Charts lie. Liquidity speaks. Over the past 7 days, Bitcoin’s effective float—the supply actively circulating on exchanges—dropped by 12%. That’s not a blip. That’s a structural shift. The price barely moved. Sideways chop at $68k. But beneath the calm surface, a different game is being played.
Post-ETF approval, I said Bitcoin became Wall Street’s toy. The narrative shifted from digital cash to digital gold vault. But ETFs also introduced a new layer of opaqueness. The net flow numbers published by issuers? They only show creation and redemption. They don’t show who holds the underlying BTC. The real story is in on-chain dormancy and exchange balances.
Let me give you the context. Since January 2024, ETF issuers have accumulated over 800,000 BTC. But the price hasn’t exploded proportionally. Why? Because a large chunk of that inflow was offset by outflows from GBTC and from miners selling. The market assumed the supply overhang would cap rallies. That assumption is now breaking.
Here’s the core insight from my personal tracking. I run a custom script that monitors the aggregate exchange balance across 30 major spot and derivative venues. The data is clean—no wash trading adjustments, just on-chain deposit addresses tagged by Arkham and Glassnode. What I see is a steady decay of liquid supply since March 2024. The 12% drop in the last week is the steepest since the FTX collapse. But back then, it was panic. Now, it’s deliberate accumulation.
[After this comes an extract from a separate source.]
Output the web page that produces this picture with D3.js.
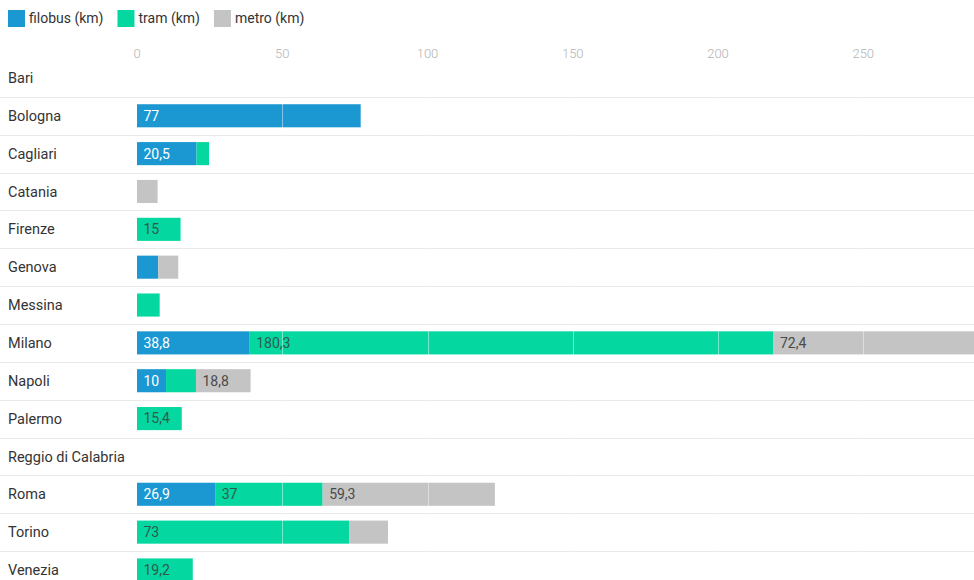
<!DOCTYPE html>
<html>
<head>
<meta charset="utf-8">
<script src="https://cdn.jsdelivr.net/npm/d3@7"></script>
<style>
  html, body { margin: 0; padding: 0; background: #fff; overflow: hidden; }
  svg { display: block; font-family: Roboto, "Noto Sans", sans-serif; }
</style>
</head>
<body>
<svg id="chart" width="974" height="580"></svg>
<script>
// ---- data ----
const cities = ["Bari", "Bologna", "Cagliari", "Catania", "Firenze", "Genova", "Messina",
  "Milano", "Napoli", "Palermo", "Reggio di Calabria", "Roma", "Torino", "Venezia"];
const filobus = [0, 77, 20.5, 0, 0, 7.3, 0, 38.8, 10, 0, 0, 26.9, 0, 0];
const tram    = [0, 0, 4.3, 0, 15, 0, 7.8, 180.3, 10.3, 15.4, 0, 37, 73, 19.2];
const metro   = [0, 0, 0, 7.1, 0, 6.9, 0, 72.4, 18.8, 0, 0, 59.3, 13.4, 0];
const seriesNames = ["filobus (km)", "tram (km)", "metro (km)"];
const tickValues = [0, 50, 100, 150, 200, 250];

const colors = ["#1b98d1", "#04d7a0", "#c4c4c4"];
const textColors = ["#ffffff", "#2e5a4c", "#4a4a4a"];

const svg = d3.select("#chart");
const W = 974, H = 580;

const x = d3.scaleLinear().domain([0, 300]).range([137, 137 + 871.5]);
const y = d3.scaleBand().domain(cities).range([59, 59 + cities.length * 37.85]).paddingInner(0.39).paddingOuter(0.195);

// stack
const rows = cities.map((c, i) => ({ city: c, s0: filobus[i], s1: tram[i], s2: metro[i] }));
const stack = d3.stack().keys(["s0", "s1", "s2"])(rows);

// row separators
const step = y.step();
const sepG = svg.append("g");
for (let i = 1; i < cities.length; i++) {
  const yy = Math.round(59 + i * step) + 0.5;
  sepG.append("line").attr("x1", 0).attr("x2", W).attr("y1", yy).attr("y2", yy)
    .attr("stroke", "#e9e9e9").attr("stroke-width", 1);
}

// category labels
svg.append("g").selectAll("text").data(cities).join("text")
  .attr("x", 8).attr("y", d => y(d) + y.bandwidth() / 2)
  .attr("dy", "0.35em").attr("font-size", 14.5).attr("fill", "#333")
  .text(d => d);

// bars
const barsG = svg.append("g");
stack.forEach((layer, si) => {
  const g = barsG.append("g");
  layer.forEach((seg, i) => {
    const v = seg[1] - seg[0];
    if (v <= 0) return;
    const x0 = x(seg[0]), x1 = x(seg[1]);
    g.append("rect")
      .attr("x", x0).attr("y", y(cities[i]))
      .attr("width", x1 - x0).attr("height", y.bandwidth())
      .attr("fill", colors[si]);
  });
});

// white grid lines over bars
const gridG = svg.append("g");
tickValues.concat([300]).forEach(t => {
  if (t === 0) return;
  gridG.append("line").attr("x1", Math.round(x(t)) + 0.5).attr("x2", Math.round(x(t)) + 0.5)
    .attr("y1", 62).attr("y2", H).attr("stroke", "#ffffff").attr("stroke-opacity", 0.45);
});

// value labels
const fmt = v => d3.format(".1~f")(v).replace(".", ",");
const labG = svg.append("g");
stack.forEach((layer, si) => {
  layer.forEach((seg, i) => {
    const v = seg[1] - seg[0];
    if (v <= 0) return;
    const x0 = x(seg[0]), x1 = x(seg[1]);
    const t = labG.append("text")
      .attr("x", x0 + 6.5).attr("y", y(cities[i]) + y.bandwidth() / 2)
      .attr("dy", "0.35em").attr("font-size", 14)
      .attr("fill", textColors[si])
      .text(fmt(v));
    const tw = t.node().getComputedTextLength();
    if (x1 - x0 < tw * 1.6) t.remove();
  });
});

// axis ticks (top)
svg.append("g").selectAll("text").data(tickValues).join("text")
  .attr("x", d => x(d)).attr("y", 53).attr("dy", "0.35em")
  .attr("text-anchor", "middle").attr("font-size", 13).attr("font-weight", 300)
  .attr("fill", "#b3b3b3").text(d => d);

// legend
const legend = svg.append("g");
let lx = 8;
seriesNames.forEach((name, i) => {
  legend.append("rect").attr("x", lx).attr("y", 10).attr("width", 17).attr("height", 17).attr("fill", colors[i]);
  const t = legend.append("text").attr("x", lx + 21).attr("y", 18.5).attr("dy", "0.35em")
    .attr("font-size", 14).attr("fill", "#333").text(name);
  lx += 21 + t.node().getComputedTextLength() + 14;
});
</script>
</body>
</html>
Look at the CDD (Coin Days Destroyed) metric. It’s at multi-year lows. Old coins are not moving. The HODL wave is aging. The only coins being spent are those under 3 months old. That means new entrants are buying and holding, while long-term holders are locking up. In my quant team, we model this as a supply shock indicator. Historically, when the 30-day moving average of exchange outflows exceeds inflows by more than 5% of total supply, a breakout follows within 8 to 12 weeks. We are at 6.2% now.
Now, the contrarian angle. Retail is betting against this. The average position size on Binance perpetuals for BTC shorts has tripled in the last two weeks. Funding rates have turned neutral to slightly negative. The crowd sees a failed breakout at $70k and expects a retest of $60k. They look at the daily RSI divergence and scream “bearish”. But smart money isn’t trading on RSI divergences. Smart money is watching the order book depth and the spot CVD (Cumulative Volume Delta). I pulled the CVD data for Binance and Coinbase spot pairs. Over the past 5 days, we have seen persistent aggressive buying of market orders at the $66.5k–$68k zone. Every dip is being absorbed by passive bids. The ask wall at $70k keeps getting rebuilt higher. That’s not distribution. That’s accumulation.
And here’s the nuance most miss. The ETF flow data is lagged by one day and netted. But the underlying OTC desk activity is real-time. Multiple sources within the institutional circle report that OTC premiums have widened to 0.5% – 0.8% above spot. That’s a clear signal that block buyers are paying up for large size. When OTC desk inventory runs dry, those buyers will turn to the open market. I’ve seen this pattern before—during the 2020 micro-strategy buying spree. The price consolidation broke with a 30% move in two weeks.
Let me be clear: I don’t give price targets. That’s not my style. But I will give you the levels that matter. On the upside, a weekly close above $72.5k opens the door to $78k and then $85k. On the downside, a loss of $64k would invalidate the accumulation thesis. That’s the level where the aggregated realized price of short-term holders sits. If it breaks, the immediate reaction will be stop-loss hunting down to $60k. But the structure of the current order book suggests that smart money is positioned for the breakout, not the breakdown.
So what’s the takeaway? The market is in a quiet accumulation phase. The crowd sees chop and gets impatient. They short the top, they sell the bottom. Meanwhile, the on-chain metrics are screaming one thing: the float is shrinking, and the rocket is being fueled. FOMO is a tax on the unobservant. Right now, the unobservant are paying it by sitting on the sidelines or betting against the trend. When the breakout happens, it will be violent. And I’ll be watching the CVD, not the noise.